Tegen de Vliet woonde de weduwe Marnef, door iedereen gekend. Het waren welgestelde handelaars met een zoutkeet, een kolenhandel en een loskade langsheen de Vliet. Die hulpvaardige mensen hebben hun oude kindervoiture met beddengoed en al van de zolder gehaald en daarin mocht kleine Rik de reis naar huis doen. Aangezien de brug vernield was door het Belgisch leger moesten ze over die heel smalle sluisdeuren. Eerst deden ze de twee fietsen naar de overkant, maar die kindervoiture kregen ze onmogelijk tussen de smalle reling. Twee Duitse soldaten kwamen ter hulp en droegen de kinderwagen met het kind er in  boven hun hoofd naar de overkant. Zij hebben ons goed geholpen en niets misdaan, zei Maria.

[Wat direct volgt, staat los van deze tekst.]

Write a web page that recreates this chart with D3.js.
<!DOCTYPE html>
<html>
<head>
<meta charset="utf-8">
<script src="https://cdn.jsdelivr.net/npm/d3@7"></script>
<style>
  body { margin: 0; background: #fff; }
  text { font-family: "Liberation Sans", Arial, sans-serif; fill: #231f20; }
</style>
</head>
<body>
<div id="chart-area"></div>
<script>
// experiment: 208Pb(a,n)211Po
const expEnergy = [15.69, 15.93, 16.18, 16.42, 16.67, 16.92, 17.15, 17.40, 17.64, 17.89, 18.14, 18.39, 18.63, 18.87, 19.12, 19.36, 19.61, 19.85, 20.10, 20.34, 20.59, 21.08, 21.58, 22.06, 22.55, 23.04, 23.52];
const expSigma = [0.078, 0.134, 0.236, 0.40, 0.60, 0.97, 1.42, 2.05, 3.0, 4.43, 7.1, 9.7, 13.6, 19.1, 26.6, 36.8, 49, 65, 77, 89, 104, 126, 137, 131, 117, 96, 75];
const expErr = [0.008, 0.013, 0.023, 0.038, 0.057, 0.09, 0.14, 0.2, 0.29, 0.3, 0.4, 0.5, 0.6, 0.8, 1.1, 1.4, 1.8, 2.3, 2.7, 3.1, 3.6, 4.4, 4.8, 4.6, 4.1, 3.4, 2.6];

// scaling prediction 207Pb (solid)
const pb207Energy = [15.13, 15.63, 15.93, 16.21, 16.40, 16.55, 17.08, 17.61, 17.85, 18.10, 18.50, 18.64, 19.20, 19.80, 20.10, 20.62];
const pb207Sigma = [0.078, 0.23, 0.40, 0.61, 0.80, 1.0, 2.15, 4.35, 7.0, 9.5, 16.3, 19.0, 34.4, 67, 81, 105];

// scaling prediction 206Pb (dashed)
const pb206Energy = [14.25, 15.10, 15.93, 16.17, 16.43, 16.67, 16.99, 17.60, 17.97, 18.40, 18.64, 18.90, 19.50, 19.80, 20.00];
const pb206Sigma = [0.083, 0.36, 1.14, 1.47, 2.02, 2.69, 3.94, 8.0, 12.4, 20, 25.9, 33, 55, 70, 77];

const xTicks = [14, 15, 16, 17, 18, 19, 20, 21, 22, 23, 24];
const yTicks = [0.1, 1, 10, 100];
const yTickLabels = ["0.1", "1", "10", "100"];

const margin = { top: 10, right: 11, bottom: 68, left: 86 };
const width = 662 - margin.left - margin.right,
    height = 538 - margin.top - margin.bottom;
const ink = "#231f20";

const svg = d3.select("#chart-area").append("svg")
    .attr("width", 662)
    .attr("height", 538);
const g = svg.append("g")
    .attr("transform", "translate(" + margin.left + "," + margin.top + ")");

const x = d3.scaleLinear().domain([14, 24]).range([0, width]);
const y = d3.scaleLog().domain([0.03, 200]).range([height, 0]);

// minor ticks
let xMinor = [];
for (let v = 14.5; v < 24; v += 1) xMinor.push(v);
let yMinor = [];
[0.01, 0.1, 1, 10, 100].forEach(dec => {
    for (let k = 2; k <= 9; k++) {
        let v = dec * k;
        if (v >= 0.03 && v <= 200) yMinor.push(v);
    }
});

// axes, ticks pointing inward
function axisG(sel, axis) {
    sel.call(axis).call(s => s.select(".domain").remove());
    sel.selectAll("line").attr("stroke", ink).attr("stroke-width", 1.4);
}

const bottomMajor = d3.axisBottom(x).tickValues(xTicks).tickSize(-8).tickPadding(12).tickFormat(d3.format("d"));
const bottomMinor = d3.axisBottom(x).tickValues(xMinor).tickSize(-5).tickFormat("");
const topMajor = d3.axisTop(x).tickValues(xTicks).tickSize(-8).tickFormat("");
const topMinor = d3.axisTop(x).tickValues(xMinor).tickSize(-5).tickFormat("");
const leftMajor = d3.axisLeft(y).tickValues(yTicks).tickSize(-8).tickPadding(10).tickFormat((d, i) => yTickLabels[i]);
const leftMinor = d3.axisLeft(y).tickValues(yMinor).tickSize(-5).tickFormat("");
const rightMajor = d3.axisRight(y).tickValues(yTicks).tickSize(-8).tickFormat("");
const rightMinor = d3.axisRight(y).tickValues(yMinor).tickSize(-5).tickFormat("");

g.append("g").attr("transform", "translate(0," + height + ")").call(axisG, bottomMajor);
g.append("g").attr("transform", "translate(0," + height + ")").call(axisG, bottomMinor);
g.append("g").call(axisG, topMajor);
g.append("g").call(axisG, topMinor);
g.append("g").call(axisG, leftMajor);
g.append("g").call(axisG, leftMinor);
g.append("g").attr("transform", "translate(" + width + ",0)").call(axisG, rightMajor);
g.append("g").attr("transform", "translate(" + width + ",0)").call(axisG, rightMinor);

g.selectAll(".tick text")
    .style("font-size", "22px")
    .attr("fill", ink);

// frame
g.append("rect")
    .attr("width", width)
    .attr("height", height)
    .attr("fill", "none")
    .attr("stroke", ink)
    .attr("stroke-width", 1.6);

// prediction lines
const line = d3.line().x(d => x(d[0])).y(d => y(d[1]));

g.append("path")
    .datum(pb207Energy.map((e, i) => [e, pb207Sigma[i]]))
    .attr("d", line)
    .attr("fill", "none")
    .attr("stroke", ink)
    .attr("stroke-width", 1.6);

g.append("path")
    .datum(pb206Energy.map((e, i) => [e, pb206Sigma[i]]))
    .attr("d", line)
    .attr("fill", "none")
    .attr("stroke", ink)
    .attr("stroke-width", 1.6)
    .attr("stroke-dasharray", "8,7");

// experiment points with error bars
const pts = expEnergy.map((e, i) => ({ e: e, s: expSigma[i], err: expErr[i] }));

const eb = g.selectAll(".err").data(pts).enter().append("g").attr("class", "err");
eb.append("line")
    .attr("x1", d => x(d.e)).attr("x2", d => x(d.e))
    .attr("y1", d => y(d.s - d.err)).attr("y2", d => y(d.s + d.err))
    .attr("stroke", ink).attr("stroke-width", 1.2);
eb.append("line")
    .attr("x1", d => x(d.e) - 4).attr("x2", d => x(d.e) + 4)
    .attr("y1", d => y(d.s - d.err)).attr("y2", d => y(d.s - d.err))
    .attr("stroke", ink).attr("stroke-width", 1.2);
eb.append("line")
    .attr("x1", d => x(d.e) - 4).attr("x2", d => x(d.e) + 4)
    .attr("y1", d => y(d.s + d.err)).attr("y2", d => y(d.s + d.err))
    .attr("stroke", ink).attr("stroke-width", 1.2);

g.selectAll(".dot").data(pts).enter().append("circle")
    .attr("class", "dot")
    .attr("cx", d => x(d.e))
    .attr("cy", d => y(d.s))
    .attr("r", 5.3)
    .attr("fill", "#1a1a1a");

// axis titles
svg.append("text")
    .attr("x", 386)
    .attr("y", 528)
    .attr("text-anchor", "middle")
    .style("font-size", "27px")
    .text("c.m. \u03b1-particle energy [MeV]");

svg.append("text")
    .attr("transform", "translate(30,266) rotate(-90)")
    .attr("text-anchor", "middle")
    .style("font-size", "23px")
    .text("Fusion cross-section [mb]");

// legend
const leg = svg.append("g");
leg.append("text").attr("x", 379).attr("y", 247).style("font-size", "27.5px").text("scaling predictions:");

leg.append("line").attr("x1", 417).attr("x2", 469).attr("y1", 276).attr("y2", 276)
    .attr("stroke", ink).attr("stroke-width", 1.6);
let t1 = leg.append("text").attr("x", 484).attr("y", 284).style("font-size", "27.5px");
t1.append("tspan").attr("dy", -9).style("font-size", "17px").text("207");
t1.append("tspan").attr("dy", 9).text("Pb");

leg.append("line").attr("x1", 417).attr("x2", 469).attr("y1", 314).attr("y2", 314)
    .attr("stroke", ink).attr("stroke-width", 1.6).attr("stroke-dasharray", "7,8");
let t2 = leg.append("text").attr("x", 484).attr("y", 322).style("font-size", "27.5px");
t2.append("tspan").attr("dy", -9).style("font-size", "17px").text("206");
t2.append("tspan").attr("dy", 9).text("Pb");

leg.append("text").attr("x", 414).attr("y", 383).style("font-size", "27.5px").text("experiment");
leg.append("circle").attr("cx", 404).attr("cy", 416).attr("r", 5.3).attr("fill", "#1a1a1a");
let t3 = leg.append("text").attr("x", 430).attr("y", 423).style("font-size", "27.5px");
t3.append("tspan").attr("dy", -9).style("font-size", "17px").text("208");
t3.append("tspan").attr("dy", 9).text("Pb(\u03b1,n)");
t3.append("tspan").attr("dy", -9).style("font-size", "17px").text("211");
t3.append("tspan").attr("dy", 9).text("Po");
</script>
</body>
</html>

Na enkele tijd hebben we de voiture terug gedaan. Bonpa bond ze met een koord achter de fiets en trok ze zo mee, Maria  reed er achter om alles goed in ’t oog te houden. De kinderwagen is zonder ongelukken op de Kleine Amer toe gekomen

Omdat Rik zijn eerste dagen niet ver van het vliegplein heeft doorgebracht wou hij zijn verdere leven ook in die omgeving doorbrengen. Hij huwde Josée van Milleke Van Dam en woont al vele jaren in het vroegere schoolhuis van Eikevliet en voelt zich hier goed thuis.

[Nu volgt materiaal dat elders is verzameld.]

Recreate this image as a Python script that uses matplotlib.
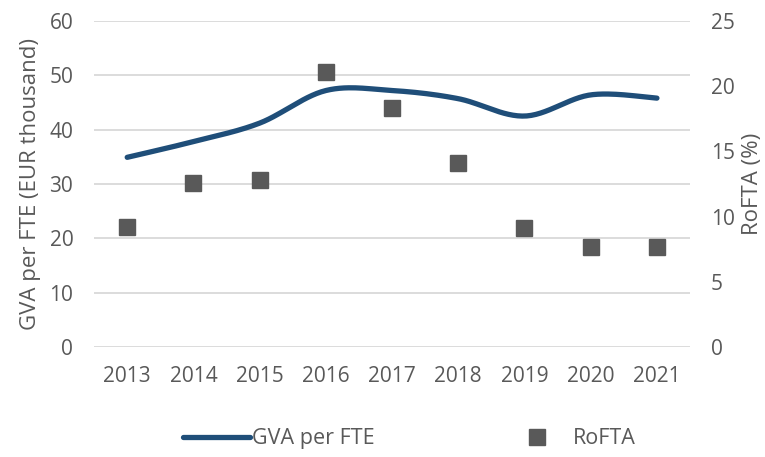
import numpy as np
import matplotlib
matplotlib.use("Agg")
import matplotlib.pyplot as plt

years = ["2013", "2014", "2015", "2016", "2017", "2018", "2019", "2020", "2021"]
gva_per_fte = [34.9, 37.8, 41.2, 47.2, 47.2, 45.7, 42.5, 46.4, 45.8]
rofta = [9.2, 12.6, 12.8, 21.1, 18.3, 14.1, 9.1, 7.7, 7.7]

TEXT = "#595959"
LINE = "#1f4e79"
MARK = "#595959"
GRID = "#d9d9d9"

plt.rcParams['font.family'] = ['Open Sans', 'DejaVu Sans']


def smooth(x, y, steps=30):
    # excel-like smoothed line: cubic bezier segments with catmull-rom control points
    x = np.asarray(x, dtype=float)
    y = np.asarray(y, dtype=float)
    n = len(x)
    xs, ys = [], []
    t = np.linspace(0, 1, steps)
    for i in range(n - 1):
        p0 = np.array([x[max(i - 1, 0)], y[max(i - 1, 0)]])
        p1 = np.array([x[i], y[i]])
        p2 = np.array([x[i + 1], y[i + 1]])
        p3 = np.array([x[min(i + 2, n - 1)], y[min(i + 2, n - 1)]])
        c1 = p1 + (p2 - p0) / 6.0
        c2 = p2 - (p3 - p1) / 6.0
        b = ((1 - t) ** 3)[:, None] * p1 + (3 * (1 - t) ** 2 * t)[:, None] * c1 \
            + (3 * (1 - t) * t ** 2)[:, None] * c2 + (t ** 3)[:, None] * p2
        xs.extend(b[:, 0])
        ys.extend(b[:, 1])
    return xs, ys


fig = plt.figure(figsize=(7.65, 4.57), dpi=100)
ax = fig.add_axes([0.123, 0.241, 0.779, 0.713])
ax2 = ax.twinx()

pos = np.arange(len(years))
sx, sy = smooth(pos, gva_per_fte)
line, = ax.plot(sx, sy, color=LINE, lw=3.8, solid_capstyle='round', zorder=3, label="GVA per FTE")
pts, = ax2.plot(pos, rofta, linestyle='none', marker='s', markersize=11.5,
                color=MARK, markeredgecolor=MARK, zorder=3, label="RoFTA")

ax.set_ylim(0, 60)
ax.set_yticks(range(0, 61, 10))
ax2.set_ylim(0, 25)
ax2.set_yticks(range(0, 26, 5))
ax.set_xlim(-0.5, len(years) - 0.5)
ax.set_xticks(pos)
ax.set_xticklabels(years)

ax.yaxis.grid(True, color=GRID, lw=1.3)
ax.set_axisbelow(True)
for a in (ax, ax2):
    for s in a.spines.values():
        s.set_visible(False)
    a.tick_params(length=0, labelsize=15, colors=TEXT)
ax.tick_params(axis='y', pad=15)
ax.tick_params(axis='x', pad=14)
ax2.tick_params(axis='y', pad=15)

ax.set_ylabel("GVA per FTE (EUR thousand)", fontsize=16, color=TEXT, labelpad=6)
ax2.set_ylabel("RoFTA (%)", fontsize=16, color=TEXT, labelpad=5)

fig.legend(handles=[line, pts], loc='center', bbox_to_anchor=(0.535, 0.04), ncol=2,
           frameon=False, fontsize=15.5, labelcolor=TEXT, handlelength=3.1,
           handletextpad=0.1, columnspacing=6.0)

fig.savefig("out.png", dpi=100)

----------------------------- J.M.

 

Herinneringen.

 

In de streekkrant las ik volgend overlijdensbericht:

 

PHILEMOND VERBRUGGEN

Echtgenoot van mevrouw Octavie Verschaeren

Geboren te Puurs op 3 augustus 1921

Overleden in St.-Jozef kliniek te Bornem op

 23 april 2005.

 

Een gedachte flitste door mijn hoofd: KAATSEN.

Zoals alle kinderen van de Kleine Amer  ben ik opgegroeid met zwemmen en kaatsen.

Om de jeugd nu wat meer in beweging te krijgen is er nu zelfs een minister van sport. Wij hadden die niet nodig want er was niets anders in de jaren kort na de oorlog. Elke morgen door weer en wind te voet naar de gemeentelijke jongensschool te Kalfort, vlak bij de bareel. Nu is daar de firma Szapinsky gevestigd. Elke middag naar huis gaan middagmalen en dan terug naar school. De luxe om in school te blijven eten is van een veel latere datum. Vanaf de eerste warme dagen werd er om 4 uur naar huis gelopen, want wie eerst op het kaatsplein was had het recht om daar te spelen. Wie niet bij de eerste tien was moest wat verder zelf een terrein tekenen en dat gaf toch een ander gevoel. Je mag gerust stellen dat we die dag al ruim 10 km in de benen hadden en dan begon onze sportnamiddag. Tientallen matchen heb ik gespeeld met of tegen Jan Wouters (de radioreporter) en ook met Walter Cools (drukkerij Baeté) om maar 2 BKB-ers te noemen.

Als het wat warmer begon te worden liepen we nog veel sneller naar huis. Dan was het nog  om ter eerst  om te zwemmen in het water van de Kalfortse beek. Toen bestond het woord waterverontreiniging nog niet. In elk beekje kon je toen gaan vissen. Het Loopke was in Eikevliet de plaats waar de kinderen  stekerbakjes en pompeloerkens gingen vangen. Maar er zat even goed paling tot in de grachten van de Meir. Zo was het ook op de Kleine Amer. Als in de zomer de grachten bijna droog stonden werden  er twee dammen in gezet en schepte men met emmers het water er tussen uit. De spartelende palingen werden gewoon op geraapt.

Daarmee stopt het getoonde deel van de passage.